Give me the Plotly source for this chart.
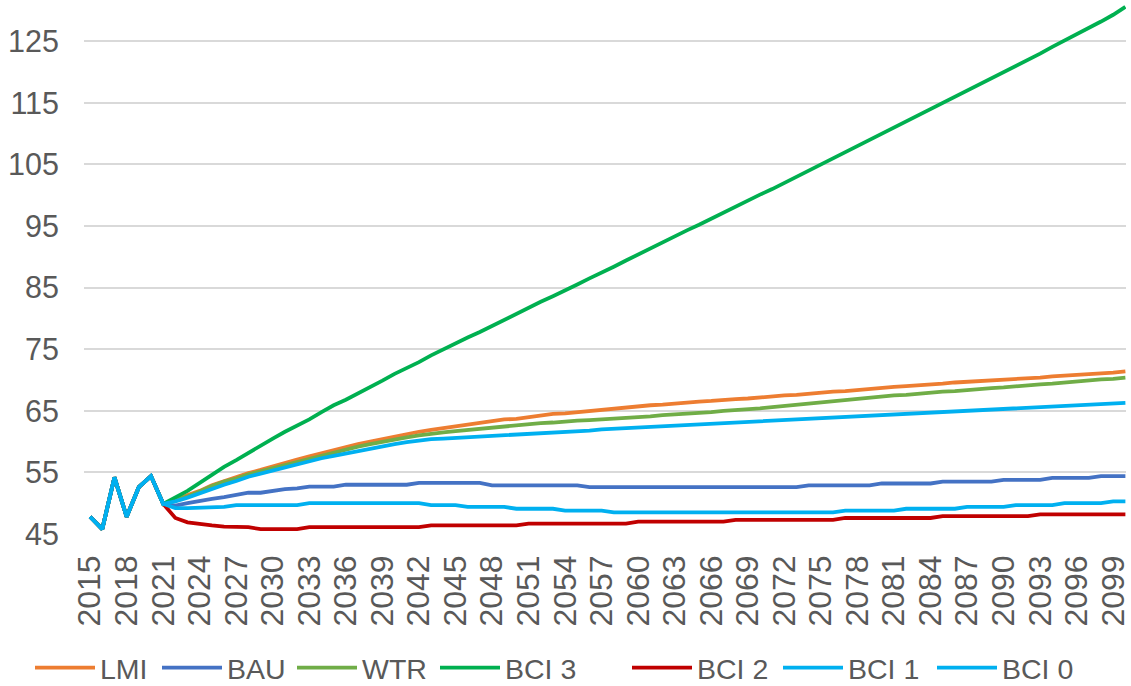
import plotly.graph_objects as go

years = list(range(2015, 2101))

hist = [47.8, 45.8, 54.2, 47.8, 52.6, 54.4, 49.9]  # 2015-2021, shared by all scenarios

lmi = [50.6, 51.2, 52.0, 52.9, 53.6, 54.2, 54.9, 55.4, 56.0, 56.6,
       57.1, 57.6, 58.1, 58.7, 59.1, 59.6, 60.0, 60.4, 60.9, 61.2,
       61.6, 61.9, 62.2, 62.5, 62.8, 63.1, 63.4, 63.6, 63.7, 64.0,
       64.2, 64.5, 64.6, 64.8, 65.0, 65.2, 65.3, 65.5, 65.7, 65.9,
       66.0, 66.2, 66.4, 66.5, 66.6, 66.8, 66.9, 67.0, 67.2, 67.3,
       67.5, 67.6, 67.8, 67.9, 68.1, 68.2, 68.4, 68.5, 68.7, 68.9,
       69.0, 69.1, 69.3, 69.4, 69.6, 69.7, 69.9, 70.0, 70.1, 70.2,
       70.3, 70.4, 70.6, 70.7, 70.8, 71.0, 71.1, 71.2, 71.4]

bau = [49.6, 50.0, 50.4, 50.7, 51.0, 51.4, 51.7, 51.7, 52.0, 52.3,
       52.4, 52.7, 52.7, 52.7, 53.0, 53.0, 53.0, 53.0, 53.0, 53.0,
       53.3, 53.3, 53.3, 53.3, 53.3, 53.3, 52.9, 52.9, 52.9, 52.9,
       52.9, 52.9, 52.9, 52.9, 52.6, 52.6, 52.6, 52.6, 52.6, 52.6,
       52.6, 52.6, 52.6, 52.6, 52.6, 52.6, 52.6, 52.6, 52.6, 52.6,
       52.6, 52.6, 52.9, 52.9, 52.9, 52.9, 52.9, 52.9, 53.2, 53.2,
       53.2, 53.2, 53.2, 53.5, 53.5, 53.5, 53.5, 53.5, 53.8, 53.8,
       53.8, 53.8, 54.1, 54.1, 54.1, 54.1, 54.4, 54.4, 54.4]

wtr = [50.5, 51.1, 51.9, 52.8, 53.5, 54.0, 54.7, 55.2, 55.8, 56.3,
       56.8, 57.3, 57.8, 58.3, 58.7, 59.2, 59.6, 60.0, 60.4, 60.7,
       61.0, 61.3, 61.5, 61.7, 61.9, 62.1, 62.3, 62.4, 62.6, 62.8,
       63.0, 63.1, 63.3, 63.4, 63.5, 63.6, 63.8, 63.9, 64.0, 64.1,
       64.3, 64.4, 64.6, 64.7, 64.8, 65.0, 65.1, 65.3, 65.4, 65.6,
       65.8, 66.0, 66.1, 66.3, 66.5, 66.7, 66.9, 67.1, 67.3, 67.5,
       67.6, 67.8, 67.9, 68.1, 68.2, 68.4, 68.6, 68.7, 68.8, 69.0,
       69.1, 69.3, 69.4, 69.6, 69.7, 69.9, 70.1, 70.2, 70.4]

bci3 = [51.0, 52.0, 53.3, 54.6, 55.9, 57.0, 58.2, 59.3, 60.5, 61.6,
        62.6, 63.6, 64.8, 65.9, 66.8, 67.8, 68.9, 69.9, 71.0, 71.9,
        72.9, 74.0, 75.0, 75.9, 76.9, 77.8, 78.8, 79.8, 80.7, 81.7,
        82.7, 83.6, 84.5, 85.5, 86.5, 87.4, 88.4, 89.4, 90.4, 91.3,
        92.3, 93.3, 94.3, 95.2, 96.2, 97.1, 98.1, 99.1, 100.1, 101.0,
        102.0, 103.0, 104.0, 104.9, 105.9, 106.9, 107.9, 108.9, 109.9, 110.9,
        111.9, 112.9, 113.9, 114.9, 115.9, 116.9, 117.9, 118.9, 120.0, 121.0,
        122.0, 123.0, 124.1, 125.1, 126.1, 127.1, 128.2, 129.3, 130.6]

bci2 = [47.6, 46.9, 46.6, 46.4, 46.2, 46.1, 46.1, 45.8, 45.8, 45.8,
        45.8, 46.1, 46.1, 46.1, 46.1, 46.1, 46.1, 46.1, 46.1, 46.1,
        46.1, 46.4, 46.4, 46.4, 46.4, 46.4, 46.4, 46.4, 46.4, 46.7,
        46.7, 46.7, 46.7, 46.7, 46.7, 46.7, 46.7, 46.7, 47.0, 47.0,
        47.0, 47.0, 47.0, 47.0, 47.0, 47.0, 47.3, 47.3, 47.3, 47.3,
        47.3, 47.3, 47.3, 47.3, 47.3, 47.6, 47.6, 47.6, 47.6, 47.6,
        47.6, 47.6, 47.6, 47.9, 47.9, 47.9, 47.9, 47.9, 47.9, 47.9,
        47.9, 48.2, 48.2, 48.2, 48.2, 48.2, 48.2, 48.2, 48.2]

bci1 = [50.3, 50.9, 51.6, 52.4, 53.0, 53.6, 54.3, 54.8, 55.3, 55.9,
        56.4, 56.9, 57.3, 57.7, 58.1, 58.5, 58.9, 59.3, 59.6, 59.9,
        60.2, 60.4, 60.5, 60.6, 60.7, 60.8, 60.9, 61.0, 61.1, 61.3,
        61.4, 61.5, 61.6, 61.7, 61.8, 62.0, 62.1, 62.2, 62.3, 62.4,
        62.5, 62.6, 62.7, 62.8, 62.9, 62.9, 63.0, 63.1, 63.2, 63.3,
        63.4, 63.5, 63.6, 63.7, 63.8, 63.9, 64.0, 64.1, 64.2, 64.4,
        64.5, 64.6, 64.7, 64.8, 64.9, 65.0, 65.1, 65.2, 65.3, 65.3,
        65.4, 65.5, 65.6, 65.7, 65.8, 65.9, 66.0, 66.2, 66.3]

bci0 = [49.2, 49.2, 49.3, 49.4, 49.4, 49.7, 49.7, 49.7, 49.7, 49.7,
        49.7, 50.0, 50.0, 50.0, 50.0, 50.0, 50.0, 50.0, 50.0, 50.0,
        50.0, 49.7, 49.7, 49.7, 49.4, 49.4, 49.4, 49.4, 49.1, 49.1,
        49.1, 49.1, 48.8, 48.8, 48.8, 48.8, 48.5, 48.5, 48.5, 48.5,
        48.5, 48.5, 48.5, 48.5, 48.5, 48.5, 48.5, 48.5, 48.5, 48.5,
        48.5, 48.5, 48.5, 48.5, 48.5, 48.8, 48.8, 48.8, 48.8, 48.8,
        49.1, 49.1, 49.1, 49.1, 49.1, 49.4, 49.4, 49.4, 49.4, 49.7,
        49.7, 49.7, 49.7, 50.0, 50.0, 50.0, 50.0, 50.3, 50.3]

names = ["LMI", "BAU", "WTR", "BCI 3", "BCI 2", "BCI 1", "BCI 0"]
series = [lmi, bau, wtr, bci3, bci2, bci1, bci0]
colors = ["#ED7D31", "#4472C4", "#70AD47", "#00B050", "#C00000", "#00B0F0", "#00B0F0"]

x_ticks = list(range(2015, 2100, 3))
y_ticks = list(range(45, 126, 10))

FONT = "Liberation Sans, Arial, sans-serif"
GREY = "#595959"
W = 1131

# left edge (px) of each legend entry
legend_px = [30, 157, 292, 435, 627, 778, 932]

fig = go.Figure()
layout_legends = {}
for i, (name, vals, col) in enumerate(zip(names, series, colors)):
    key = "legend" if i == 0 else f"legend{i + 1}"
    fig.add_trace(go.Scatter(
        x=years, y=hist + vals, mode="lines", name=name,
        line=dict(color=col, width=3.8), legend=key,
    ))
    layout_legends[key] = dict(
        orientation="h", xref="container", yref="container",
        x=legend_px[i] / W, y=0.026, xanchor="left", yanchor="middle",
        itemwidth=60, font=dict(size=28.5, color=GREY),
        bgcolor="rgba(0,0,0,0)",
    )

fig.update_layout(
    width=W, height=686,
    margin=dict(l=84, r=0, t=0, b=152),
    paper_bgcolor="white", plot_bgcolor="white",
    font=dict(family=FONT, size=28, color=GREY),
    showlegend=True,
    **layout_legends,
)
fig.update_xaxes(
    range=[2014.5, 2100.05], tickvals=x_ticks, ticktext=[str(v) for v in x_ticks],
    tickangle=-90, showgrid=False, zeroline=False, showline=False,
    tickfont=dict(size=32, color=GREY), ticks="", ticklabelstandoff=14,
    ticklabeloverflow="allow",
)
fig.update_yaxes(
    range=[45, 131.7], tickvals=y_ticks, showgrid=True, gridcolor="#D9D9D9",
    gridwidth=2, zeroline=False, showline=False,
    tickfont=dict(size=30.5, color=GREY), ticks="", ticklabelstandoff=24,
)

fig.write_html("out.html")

--------

Repeat, exactly and in full, each line from the start of the data to the line that contains "hist = [47.8, 45.8, 54.2, 47.8, 52.6, 54.4, 49.9]". Pictures do not go in.

Give me the Plotly source for this chart.
import plotly.graph_objects as go

years = list(range(2015, 2101))

hist = [47.8, 45.8, 54.2, 47.8, 52.6, 54.4, 49.9]  # 2015-2021, shared by all scenarios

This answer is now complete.